FIG. 3 shows a schematic illustration of a third embodiment 500 of the present invention. Embodiment 500 is similar to the embodiment 100 of FIG. 1. However, in embodiment 500 of FIG. 3 the PDU 102 shows a different set-up. Instead of the second PBS 106 there are provided two Faraday mirrors 502 and 504. Using the Faraday mirrors 502, 504 avoids the need of long pieces of PMF inside the PDU 102 that can cause problems if the polarization is not properly aligned to the axis of the PMF. The incoming light beam 18 is split into two linear polarization states (SOP) by the PBS 104 and travels along the SMF before it is reflected by the Faraday mirrors 502, 504, respectively. In contrast to regular mirrors the Faraday mirrors 502, 504 transform each linear incoming SOP into an orthogonal, reflected polarization state. Thus, the light is emitted through the fourth port 506 of the PBS 104 without the need of a circulator.

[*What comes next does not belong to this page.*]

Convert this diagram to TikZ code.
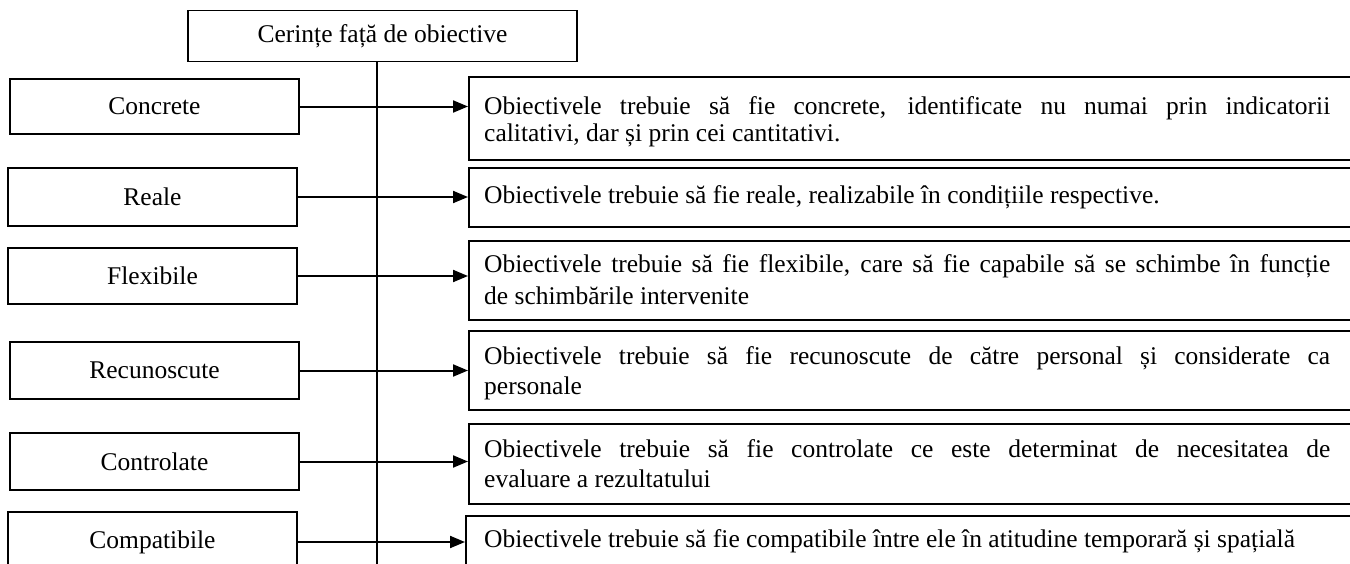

 Using the PBS 104 also to recombine the reflected light reflected by the Faraday mirrors 502, 504 guarantees that the two delayed components are orthogonally polarized and do not interfere. If the Faraday mirrors 502, 504 do not generate perfectly orthogonal polarization states a small fraction of the light is reflected back to the laser source 4 and does not disturb the signal path.
 The output port 506 of the PBS 104 can be connected to a PMF 508 to provide the parts 18 a, 18 b.
 It is possible to introduce a power detector (not shown in FIG. 3) in each path 18 a, 18 b in the PDU 102 of the embodiment 500 of FIG. 3 to measure if the power is distributed in each part 18 a, 18 b equally.